Seu João do Mel's honey farm used to be home to 100,000 native bees. Today, only 100 honey crates remain and his once prosperous farm has become a bee cemetery. Soy crops—and their accompanying pesticides—have encroached the land all around him, reports journalist and Amazon Rainforest Journalism Fund grantee Mara Régia. The earth has been laid bare by deforestation to expand large scale agribusiness. The water has been contaminated. Fires have raged and the air is poisoned. Destruction has been going on for years.

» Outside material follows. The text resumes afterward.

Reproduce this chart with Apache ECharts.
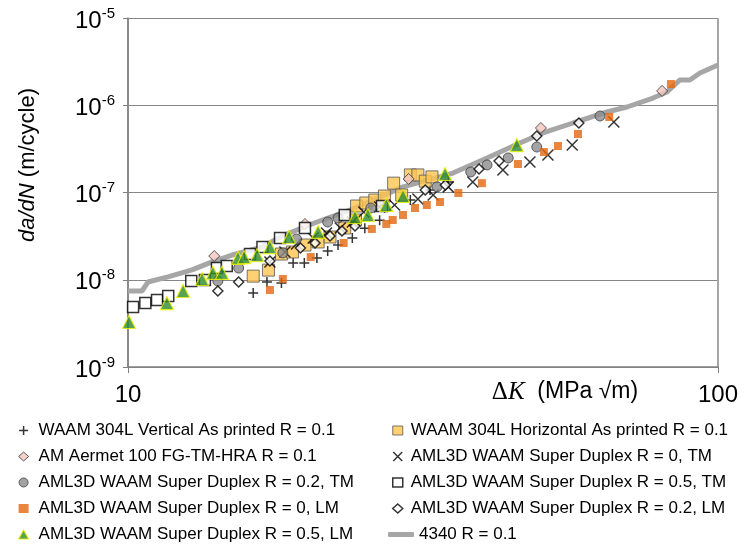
<!DOCTYPE html>
<html><head><meta charset="utf-8">
<script src="https://cdn.jsdelivr.net/npm/echarts@6/dist/echarts.min.js"></script>
<style>html,body{margin:0;padding:0;background:#fff}#c{width:746px;height:549px}</style>
</head><body><div id="c"></div>
<script>
// ---- data (ΔK in MPa√m, da/dN in m/cycle) ----
const xTicks = [10, 100];
const yExponents = [-9, -8, -7, -6, -5];
const seriesNames = [
  'WAAM 304L Vertical As printed R = 0.1',
  'WAAM 304L Horizontal As printed R = 0.1',
  'AM Aermet 100 FG-TM-HRA R = 0.1',
  'AML3D WAAM Super Duplex R = 0, TM',
  'AML3D WAAM Super Duplex R = 0.2, TM',
  'AML3D WAAM Super Duplex R = 0.5, TM',
  'AML3D WAAM Super Duplex R = 0, LM',
  'AML3D WAAM Super Duplex R = 0.2, LM',
  'AML3D WAAM Super Duplex R = 0.5, LM',
  '4340 R = 0.1'
];
const waamVertical = [[16.3,7.05e-9],[17.2,9.4e-9],[18.2,9.2e-9],[19.05,1.56e-8],[19.9,1.56e-8],[20.9,1.78e-8],[21.8,2.14e-8],[22.7,2.5e-8],[24.0,3.0e-8],[25.2,3.9e-8],[26.7,4.8e-8],[30.1,8.2e-8],[32.5,1.07e-7],[34.9,1.32e-7]];
const waamHorizontal = [[16.3,1.1e-8],[17.3,1.29e-8],[18.2,1.97e-8],[19.0,2.08e-8],[19.95,2.5e-8],[21.0,2.71e-8],[22.0,3.09e-8],[23.3,3.92e-8],[24.3,4.84e-8],[24.4,7.0e-8],[25.3,7.58e-8],[26.2,8.2e-8],[27.2,9.12e-8],[28.2,1.28e-7],[29.1,9.36e-8],[30.1,1.59e-7],[31.0,1.59e-7],[31.9,1.35e-7],[32.75,1.51e-7]];
const aermet = [[14.0,1.87e-8],[19.95,4.36e-8],[29.9,1.43e-7],[50.1,5.49e-7],[80.4,1.46e-6]];
const sd0TM = [[17.4,1.6e-8],[18.45,2.08e-8],[19.3,2.57e-8],[20.6,3.01e-8],[21.7,3.43e-8],[22.9,3.92e-8],[24.0,4.59e-8],[25.1,5.98e-8],[26.7,6.82e-8],[28.3,7.19e-8],[31.0,8.42e-8],[32.9,9.36e-8],[34.9,1.16e-7],[38.4,1.32e-7],[43.2,1.81e-7],[48.0,2.24e-7],[51.5,2.69e-7],[56.6,3.5e-7],[66.6,6.43e-7]];
const sd02TM = [[14.2,9.67e-9],[15.4,1.36e-8],[18.3,2.03e-8],[19.3,2.93e-8],[21.8,4.59e-8],[22.7,5.1e-8],[25.8,6.64e-8],[33.4,1.16e-7],[38.1,1.72e-7],[40.6,2.07e-7],[44.1,2.49e-7],[49.3,3.32e-7],[63.1,7.53e-7]];
const sd05TM = [[10.2,4.87e-9],[10.7,5.41e-9],[11.2,5.86e-9],[11.7,6.51e-9],[12.8,9.67e-9],[13.5,9.93e-9],[14.15,1.36e-8],[14.7,1.44e-8],[16.1,1.97e-8],[16.9,2.37e-8],[18.1,3.01e-8],[19.95,3.92e-8],[23.3,5.52e-8],[26.95,7.0e-8]];
const sd0LM = [[17.4,7.63e-9],[18.3,1.02e-8],[20.4,1.82e-8],[23.2,2.64e-8],[25.9,3.82e-8],[27.4,4.36e-8],[28.1,4.84e-8],[29.25,5.52e-8],[30.65,6.64e-8],[32.1,7.19e-8],[33.8,7.78e-8],[36.3,9.87e-8],[39.8,1.28e-7],[45.8,2.12e-7],[50.7,2.91e-7],[53.55,3.41e-7],[57.9,4.68e-7],[65.4,7.33e-7],[83.2,1.75e-6]];
const sd02LM = [[14.2,7.43e-9],[15.4,9.42e-9],[17.4,1.64e-8],[19.6,2.31e-8],[20.75,2.64e-8],[22.0,3.17e-8],[23.05,3.62e-8],[24.25,4.13e-8],[31.9,1.07e-7],[34.5,1.22e-7],[39.35,1.86e-7],[42.55,2.3e-7],[49.3,4.44e-7],[58.1,6.26e-7]];
const sd05LM = [[10.04,3.28e-9],[11.64,5.41e-9],[12.4,7.43e-9],[13.35,1.02e-8],[13.93,1.2e-8],[14.43,1.2e-8],[15.36,1.78e-8],[15.73,1.82e-8],[16.55,1.92e-8],[17.4,2.37e-8],[18.75,3.09e-8],[21.0,3.53e-8],[24.25,5.24e-8],[25.5,5.52e-8],[27.4,7.19e-8],[29.25,9.12e-8],[34.46,1.63e-7],[45.6,3.5e-7]];
const steel4340 = [[10,7.43e-9],[10.56,7.43e-9],[10.81,9.42e-9],[11.69,1.08e-8],[12.84,1.3e-8],[13.88,1.6e-8],[15.01,1.92e-8],[16.87,2.37e-8],[18.31,3.2e-8],[20.91,4.59e-8],[23.78,6.3e-8],[29.25,1.16e-7],[35.55,1.67e-7],[40.6,2.48e-7],[46.17,3.69e-7],[50.5,4.81e-7],[56.78,6.26e-7],[64.84,8.37e-7],[70.1,9.55e-7],[77.6,1.21e-6],[81.95,1.42e-6],[86.2,1.95e-6],[89.6,1.95e-6],[93.2,2.34e-6],[100,2.89e-6]];

// ---- styles ----
const SANS = '"Liberation Sans", Arial, sans-serif';
const SERIF = '"Liberation Serif", "Times New Roman", serif';
const PLUS = 'path://M0,5L10,5M5,0L5,10';
const CROSS = 'path://M0,0L10,10M10,0L0,10';

function sc(name, data, symbol, size, style, z) {
  return { type: 'scatter', name, data, symbol, symbolSize: size, itemStyle: style, z: z || 3, emphasis: { disabled: true } };
}
const styles = [
  { color: 'transparent', borderColor: '#000', borderWidth: 1.5 },
  { color: '#FFC54F', borderColor: '#555', borderWidth: 1 },
  { color: '#F4C6BF', borderColor: '#333', borderWidth: 1 },
  { color: 'transparent', borderColor: '#000', borderWidth: 1.5 },
  { color: '#8C8C8C', borderColor: '#404040', borderWidth: 1 },
  { color: '#fff', borderColor: '#000', borderWidth: 1.5 },
  { color: '#E2670F', borderWidth: 0 },
  { color: '#fff', borderColor: '#000', borderWidth: 1.5 },
  { color: '#2E8B2E', borderColor: '#F0F000', borderWidth: 1.2 }
];
const symbols = [PLUS, 'rect', 'diamond', CROSS, 'circle', 'rect', 'rect', 'diamond', 'triangle'];
const sizes = [10, 12, 11, 11, 10, 11, 8, 10, 13];
const datas = [waamVertical, waamHorizontal, aermet, sd0TM, sd02TM, sd05TM, sd0LM, sd02LM, sd05LM];

const series = [{
  type: 'line', name: seriesNames[9], data: steel4340, showSymbol: false, symbol: 'none',
  lineStyle: { color: '#A6A6A6', width: 5 }, itemStyle: { color: '#A6A6A6' }, z: 2, emphasis: { disabled: true }
}];
datas.forEach((d, i) => series.push(sc(seriesNames[i], d, symbols[i], sizes[i], styles[i])));

function legendItem(i) {
  const s = styles[i];
  return { name: seriesNames[i], icon: symbols[i],
    itemStyle: { color: s.color, borderColor: s.borderColor || s.color, borderWidth: s.borderWidth } };
}
const legText = (pad) => ({ fontFamily: SANS, fontSize: 17, color: '#000', lineHeight: 17, padding: [0, 0, 0, pad] });

const chart = echarts.init(document.getElementById('c'), null, { renderer: 'canvas' });
chart.setOption({
  animation: false,
  backgroundColor: '#fff',
  grid: { left: 128, right: 28, top: 18, bottom: 182, containLabel: false },
  xAxis: {
    type: 'log', logBase: 10, min: xTicks[0], max: xTicks[1],
    axisLine: { show: true, onZero: false, lineStyle: { color: '#808080', width: 1.5 } },
    axisTick: { show: true, inside: false, length: 6, lineStyle: { color: '#808080' } },
    minorTick: { show: false },
    splitLine: { show: true, lineStyle: { color: '#A6A6A6', width: 2 } },
    axisLabel: { fontFamily: SANS, fontSize: 24, color: '#000', margin: 16, formatter: v => String(Math.round(v)) }
  },
  yAxis: {
    type: 'log', logBase: 10, min: Math.pow(10, yExponents[0]), max: Math.pow(10, yExponents[yExponents.length - 1]),
    axisLine: { show: true, onZero: false, lineStyle: { color: '#808080', width: 1.5 } },
    axisTick: { show: true, inside: false, length: 5, lineStyle: { color: '#808080' } },
    splitLine: { show: true, lineStyle: { color: '#868686', width: 1 } },
    axisLabel: {
      margin: 13, padding: [6, 0, 0, 0],
      formatter: v => '{b|10}{s|' + Math.round(Math.log10(v)) + '}',
      rich: {
        b: { fontFamily: SANS, fontSize: 24, color: '#000', lineHeight: 30 },
        s: { fontFamily: SANS, fontSize: 15, color: '#000', lineHeight: 16, verticalAlign: 'top' }
      }
    }
  },
  legend: [
    { data: [0, 2, 4, 6, 8].map(i => legendItem(i)), orient: 'vertical', left: 13, top: 417,
      itemWidth: 10, itemHeight: 9, itemGap: 9, textStyle: legText(5), selectedMode: false },
    { data: [1, 3, 5, 7].map(i => legendItem(i)), orient: 'vertical', left: 387, top: 417,
      itemWidth: 10, itemHeight: 9, itemGap: 9, textStyle: legText(3), selectedMode: false },
    { data: [{ name: seriesNames[9], icon: 'roundRect', itemStyle: { color: '#A6A6A6' } }], left: 383, top: 521,
      itemWidth: 26, itemHeight: 5, textStyle: legText(0), selectedMode: false }
  ],
  graphic: [
    { type: 'text', x: 28, y: 165, rotation: Math.PI / 2, z: 10,
      style: { text: '{i|da/dN} (m/cycle)', align: 'center', verticalAlign: 'middle', textAlign: 'center', textVerticalAlign: 'middle',
        font: '22px ' + SANS, fill: '#000',
        rich: { i: { fontFamily: SANS, fontSize: 22, fontStyle: 'italic', fill: '#000' } } } },
    { type: 'text', x: 565, y: 392, z: 10,
      style: { text: '{d|Δ}{k|K}{n|  (MPa √m)}', align: 'center', verticalAlign: 'middle', textAlign: 'center', textVerticalAlign: 'middle',
        font: '23px ' + SANS, fill: '#000',
        rich: {
          d: { fontFamily: SERIF, fontSize: 25, fill: '#000' },
          k: { fontFamily: SERIF, fontSize: 25, fontStyle: 'italic', fill: '#000' },
          n: { fontFamily: SANS, fontSize: 23, fill: '#000' }
        } } }
  ],
  series
});
</script></body></html>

Régia's experience reporting on this topic goes back more than a decade. In 2006, Régia was on her way to Lucas do Rio Verde, in Mato Grosso—one of the biggest world centres of mechanised farming—to lead a workshop on fighting deforestation, fires, and the preparation of medicinal herb gardens. She arrived in time to witness the tragedy caused by a plane that was spraying poison over the region and killed all the plants. The terrible events were denounced to the authorities, stories were written, and scientific studies on the consequences were published years later, including one on the contamination of maternal milk by pesticides.

Thirteen years later as a record number of pesticides were authorised for use in Brazil, Régia returned to the region to interview residents and scientists about the new mass murder of bees caused by the indiscriminate use of pesticides in the Amazon and Cerrado biomes. Régia's reporting exposes how the death of the pollinators increasingly presents a real threat in the region.